Defined benefit (DB) plan sponsors might be facing tighter scrutiny from the U.S. Department of Labor (DOL). Last year, the DOL's Employee Benefits Security Administration (EBSA) ramped up pension audit operations in its Philadelphia office and later decided to do so elsewhere, the agency announced at an ERISA Advisory Council meeting.

Required statement

The focus of the audits is on DB sponsors' efforts to deliver benefits to terminated vested participants. According to EBSA's Reporting and Disclosure Guide for Employee Benefit Plans, plan administrators must provide a "Statement of Accrued and Nonforfeitable Benefits" to participants:

  • On request;
  • On termination of service with the employer; or
  • After the participant has a one-year break in service.
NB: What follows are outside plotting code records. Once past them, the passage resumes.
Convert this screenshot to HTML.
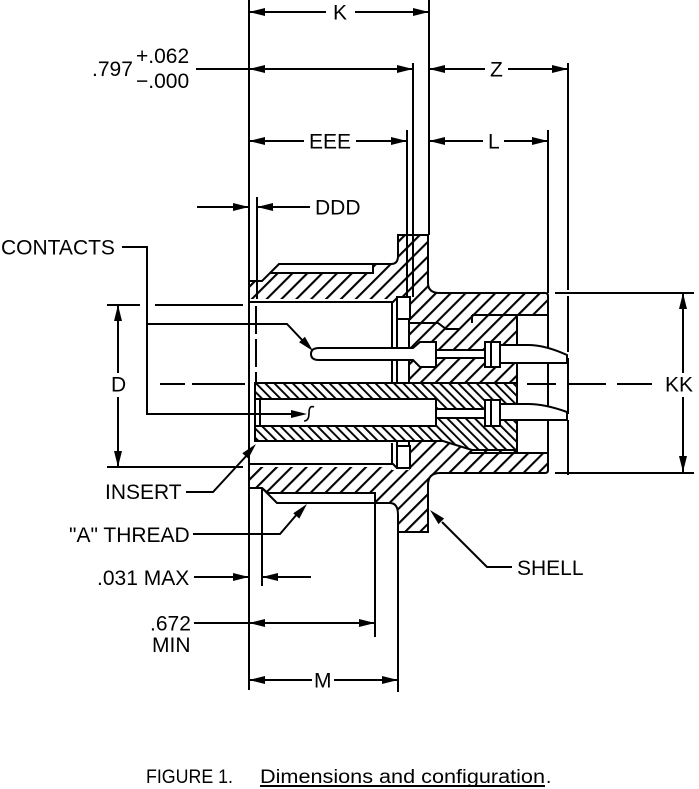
<!DOCTYPE html>
<html><head><meta charset="utf-8"><style>
html,body{margin:0;padding:0;background:#fff;}
svg{display:block;}
text{font-family:"Liberation Sans",Arial,sans-serif;fill:#000;}
</style></head><body>
<svg width="699" height="789" viewBox="0 0 699 789" xmlns="http://www.w3.org/2000/svg">
<defs>
<pattern id="h1" patternUnits="userSpaceOnUse" width="10.5" height="10.5" patternTransform="rotate(45)"><rect x="0" y="0" width="2.1" height="10.5" fill="#000"/></pattern>
<pattern id="h2" patternUnits="userSpaceOnUse" width="6.5" height="6.5" patternTransform="rotate(-45)"><rect x="0" y="0" width="1.9" height="6.5" fill="#000"/></pattern>
</defs>
<rect width="699" height="789" fill="#fff"/>

<!-- SHELL -->
<path d="M249,281 L262,281 L270,273 L373,273 L373,264 L391,264 Q398,264 398,256 L398,235 L428,235 L428,283 Q428,293 440,293 L545,293 Q548,293 548,296 L548,470 Q548,473 545,473 L440,473 Q428,473 428,485 L428,532 L398,532 L398,515 Q398,503 390,503 L375,503 L375,493 L268,493 L262,488 L249,488 Z" fill="url(#h1)" stroke="#000" stroke-width="2"/>
<path d="M270,273 L279,264 L373,264 M262,488 L277,503 L375,503" fill="none" stroke="#000" stroke-width="2"/>

<!-- white cavities -->
<rect x="250" y="299" width="143" height="168" fill="#fff"/>
<rect x="392" y="296" width="17" height="88" fill="#fff"/>
<rect x="392" y="440" width="17" height="30" fill="#fff"/>
<rect x="517" y="315" width="30" height="138" fill="#fff"/>

<g fill="none" stroke="#000" stroke-width="2">
<path d="M249,302 H393 L397,298 M249,464 H393 L397,468"/>
<path d="M392,302 V383 M392,443 V464"/>
<rect x="397" y="297" width="13" height="22" fill="#fff"/>
<path d="M397,319 V383 M409,319 V383"/>
<rect x="397" y="446" width="13" height="22" fill="#fff"/>
<path d="M397,441 V446 M409,441 V446"/>
<path d="M409,323 H438 L446,329 H460 M472,315 H547 M472,315 V323 M517,315 V453 M470,453 H547"/>
</g>

<!-- FRONT INSERT -->
<path d="M255,383 H517 V450 H472 L443,441 H255 Z" fill="#fff"/>
<path d="M255,383 H517 V450 H472 L443,441 H255 Z" fill="url(#h2)" stroke="#000" stroke-width="2"/>
<rect x="256" y="399" width="180" height="27" fill="#fff"/>
<path d="M255,399 H436 V426 H255 M260,399 V426" fill="none" stroke="#000" stroke-width="2"/>

<!-- CONTACTS -->
<g fill="#fff" stroke="#000" stroke-width="2">
<path d="M319,348 H413 L420,342 H436 V367 H420 L413,360 H319 Q311,360 311,354 Q311,348 319,348 Z"/>
<rect x="436" y="350" width="49" height="8"/>
<rect x="485" y="342" width="15" height="25"/>
<path d="M500,345 H528 Q545,345 567,355 V363 H500 Z"/>
<path d="M491,342 V367" fill="none"/>
<rect x="436" y="409" width="49" height="9"/>
<rect x="485" y="400" width="15" height="26"/>
<path d="M500,404 H528 Q545,404 567,412 V420 H500 Z"/>
<path d="M491,400 V426" fill="none"/>
</g>
<path d="M314,407 Q309,405 309,413 Q309,421 304,421" fill="none" stroke="#000" stroke-width="1.6"/>

<!-- DIMENSION / EXTENSION LINES -->
<g fill="none" stroke="#000" stroke-width="2">
<path d="M249,0 V690"/>
<path d="M429,0 V235"/>
<path d="M413,63 V297"/>
<path d="M407,130 V297"/>
<path d="M568,63 V290"/>
<path d="M568,296 V475" stroke-dasharray="56 6"/>
<path d="M548,130 V293"/>
<path d="M257,197 V299"/>
<path d="M256,306 V383" stroke-dasharray="28 5"/>
<path d="M262,488 V586"/>
<path d="M375,503 V637"/>
<path d="M398,532 V692"/>

<path d="M249,12 H326 M355,12 H429"/>
<path d="M196,69 H413"/>
<path d="M429,69 H485 M508,69 H568"/>
<path d="M249,141 H304 M356,141 H407"/>
<path d="M429,141 H483 M504,141 H548"/>
<path d="M197,207 H249 M257,207 H310"/>
<path d="M118,305 V373 M118,397 V467"/>
<path d="M107,305 H140 M155,305 H243 M107,467 H243"/>
<path d="M160,384 H185 M192,384 H245"/>
<path d="M527,384 H556 M568,384 H606 M617,384 H652"/>
<path d="M683,293 V373 M683,397 V472"/>
<path d="M555,293 H694 M555,473 H694"/>
<path d="M194,577 H249 M262,577 H311"/>
<path d="M194,623 H375"/>
<path d="M249,680 H312 M334,680 H398"/>

<path d="M122,247 H147 V414 H300"/>
<path d="M147,324 H287 L304,342"/>
<path d="M186,492 H213 L249,453"/>
<path d="M193,534 H280 L298,513"/>
<path d="M512,567 H487 L442,522"/>
</g>

<!-- ARROWHEADS -->
<g fill="#000" stroke="none">
<polygon points="249,12 265,8 265,16"/>
<polygon points="429,12 413,8 413,16"/>
<polygon points="249,69 265,65 265,73"/>
<polygon points="413,69 397,65 397,73"/>
<polygon points="429,69 445,65 445,73"/>
<polygon points="568,69 552,65 552,73"/>
<polygon points="249,141 265,137 265,145"/>
<polygon points="407,141 391,137 391,145"/>
<polygon points="429,141 445,137 445,145"/>
<polygon points="548,141 532,137 532,145"/>
<polygon points="249,207 233,203 233,211"/>
<polygon points="257,207 273,203 273,211"/>
<polygon points="118,305 114,321 122,321"/>
<polygon points="118,467 114,451 122,451"/>
<polygon points="683,293 679,309 687,309"/>
<polygon points="683,472 679,456 687,456"/>
<polygon points="249,577 233,573 233,581"/>
<polygon points="262,577 278,573 278,581"/>
<polygon points="249,623 265,619 265,627"/>
<polygon points="375,623 359,619 359,627"/>
<polygon points="249,680 265,676 265,684"/>
<polygon points="398,680 382,676 382,684"/>
<polygon points="307,414 291,410 291,418"/>
<polygon points="313,351 299.1,342.3 304.9,336.7"/>
<polygon points="256,444 248.3,458.6 242.3,453.2"/>
<polygon points="307,504 299.3,518.6 293.3,513.2"/>
<polygon points="430,510 444.1,518.5 438.5,524.1"/>
</g>

<!-- LABELS -->
<g font-size="21">
<text x="333" y="19.5">K</text>
<text x="92" y="76">.797</text>
<text x="136" y="63">+.062</text>
<text x="136" y="88">−.000</text>
<text x="490" y="76.5">Z</text>
<text x="309" y="148.5">EEE</text>
<text x="488" y="148.5">L</text>
<text x="315" y="214.5">DDD</text>
<text x="1" y="254.5">CONTACTS</text>
<text x="111" y="391.5">D</text>
<text x="665" y="391.5">KK</text>
<text x="105" y="499">INSERT</text>
<text x="69" y="542">"A" THREAD</text>
<text x="97" y="585">.031 MAX</text>
<text x="150" y="630.5">.672</text>
<text x="152" y="652">MIN</text>
<text x="314" y="687.5">M</text>
<text x="517" y="575">SHELL</text>
</g>

<!-- CAPTION -->
<text x="146" y="783" font-size="19" textLength="87" lengthAdjust="spacingAndGlyphs">FIGURE 1.</text>
<text x="260" y="783" font-size="19" textLength="285" lengthAdjust="spacingAndGlyphs">Dimensions and configuration</text>
<text x="546" y="783" font-size="19">.</text>
<rect x="260" y="785" width="285" height="2" fill="#000"/>
</svg>
</body></html>
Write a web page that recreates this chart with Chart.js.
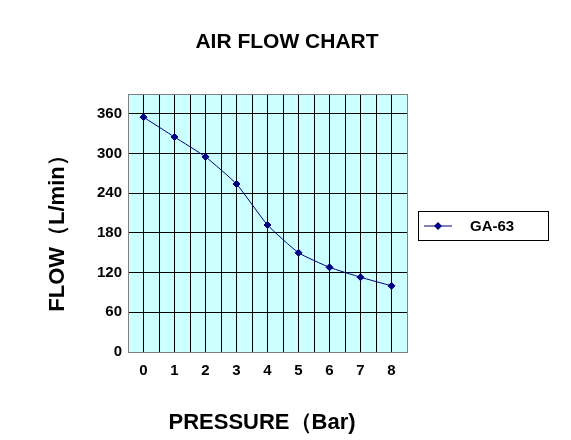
<!DOCTYPE html><html><head><script src="https://cdn.jsdelivr.net/npm/chart.js@4"></script>
<style>body{margin:0;background:#fff}</style></head><body>
<canvas id="c" width="571" height="440" style="width:571px;height:440px"></canvas>
<script>
const pressures=[0,1,2,3,4,5,6,7,8];
const flows=[355,325,295,254,192,150,128,113,100];
const seriesName='GA-63';
const titleText='AIR FLOW CHART';
const xTitle='PRESSURE（Bar)';
const yTitle='FLOW（L/min）';
const bgPlugin={id:'bg',beforeDraw(ch){const a=ch.chartArea,c=ch.ctx;c.save();c.fillStyle='#ccffff';c.fillRect(a.left,a.top,a.right-a.left,a.bottom-a.top);c.restore();},
afterDraw(ch){const c=ch.ctx,a=ch.chartArea;c.save();c.strokeStyle='#808080';c.lineWidth=1;c.strokeRect(a.left+0.5,a.top+0.5,a.right-a.left,a.bottom-a.top);
c.fillStyle='#000';c.textAlign='center';c.textBaseline='middle';
c.font='bold 21px Arial, Liberation Sans';c.fillText(titleText,287,42);
c.font='bold 22px Arial, Liberation Sans';c.fillText(xTitle,262,423);
c.save();c.translate(58,228);c.rotate(-Math.PI/2);c.fillText(yTitle,0,0);c.restore();
c.strokeStyle='#000';c.strokeRect(418.5,211.5,130,29);
c.strokeStyle='#000080';c.beginPath();c.moveTo(424,226);c.lineTo(452,226);c.stroke();
c.fillStyle='#000080';c.beginPath();c.moveTo(438,222);c.lineTo(442,226);c.lineTo(438,230);c.lineTo(434,226);c.closePath();c.fill();
c.fillStyle='#000';c.textAlign='left';c.font='bold 15px Arial, Liberation Sans';c.fillText(seriesName,470,227);
c.restore();}};
new Chart(document.getElementById('c'),{type:'line',
data:{datasets:[{label:seriesName,data:pressures.map((p,i)=>({x:p,y:flows[i]})),borderColor:'#000080',borderWidth:1,pointStyle:'rectRot',pointRadius:3.5,pointBackgroundColor:'#000080',pointBorderColor:'#000080',tension:0.15}]},
options:{responsive:false,animation:false,layout:{padding:{left:0,top:94,right:164,bottom:0}},
plugins:{legend:{display:false},tooltip:{enabled:false}},
scales:{x:{type:'linear',min:-0.5,max:8.5,afterBuildTicks(s){const t=[];for(let v=-0.5;v<=8.51;v+=0.5)t.push({value:v});s.ticks=t;},
afterFit(s){s.height=88;},
grid:{color:'#000',lineWidth:1,drawTicks:false},border:{display:false},
ticks:{padding:10,color:'#000',font:{size:15,weight:'bold',family:'Arial'},autoSkip:false,maxRotation:0,callback:v=>Number.isInteger(v)?v:''}},
y:{min:0,max:390,afterFit(s){s.width=128;},grid:{color:'#000',lineWidth:1,drawTicks:false},border:{display:false},
ticks:{stepSize:30,padding:6,color:'#000',font:{size:15,weight:'bold',family:'Arial'}}}}},
plugins:[bgPlugin]});
</script></body></html>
However, only one statement is required in any 12-month period for statements provided on request.

Best practices

Timothy Hauser, EBSA's Deputy Assistant Secretary for Program Operations, offered some basic best practices for satisfying the agency's notification requirements:

  • Send participants a certified letter using the participant's last known address.
  • Keep good records on how to reach plan participants and relay those records to other corporate entities in a merger or acquisition.
  • If mail is returned from the former employee's last known address, try calling. It is possible the phone number on record is a mobile phone that would not be pinned to a previous mailing address.
  • When other methods fail, reach out to former co-workers of the separated participant who might have remained in contact.

With so much information available through social media, employers should also consider using this method to find terminated missing participants.

In October 2017, the American Benefits Council submitted a letter to EBSA requesting more detailed guidance because some members have been harshly penalized for failure to do everything possible to find missing participants. From the DOL's perspective, a plan sponsor's failure to aggressively track down separated vested participants represents a fiduciary breach — an accusation that plan sponsors would not want to face in an audit.

Deficient audits

In addition, EBSA continues to focus attention on the quality of audits of benefit plans' financial records by "independent qualified public accountants." This is in response to an EBSA 2015 report after "auditing" a sampling of plan audits.

The review found "major deficiencies" with 39% of the audits it reviewed. Deficient audits were predominantly conducted by accounting firms with limited experience with this kind of audit. The takeaway from the report is that plan sponsors should carefully research an auditor's experience auditing benefit plans.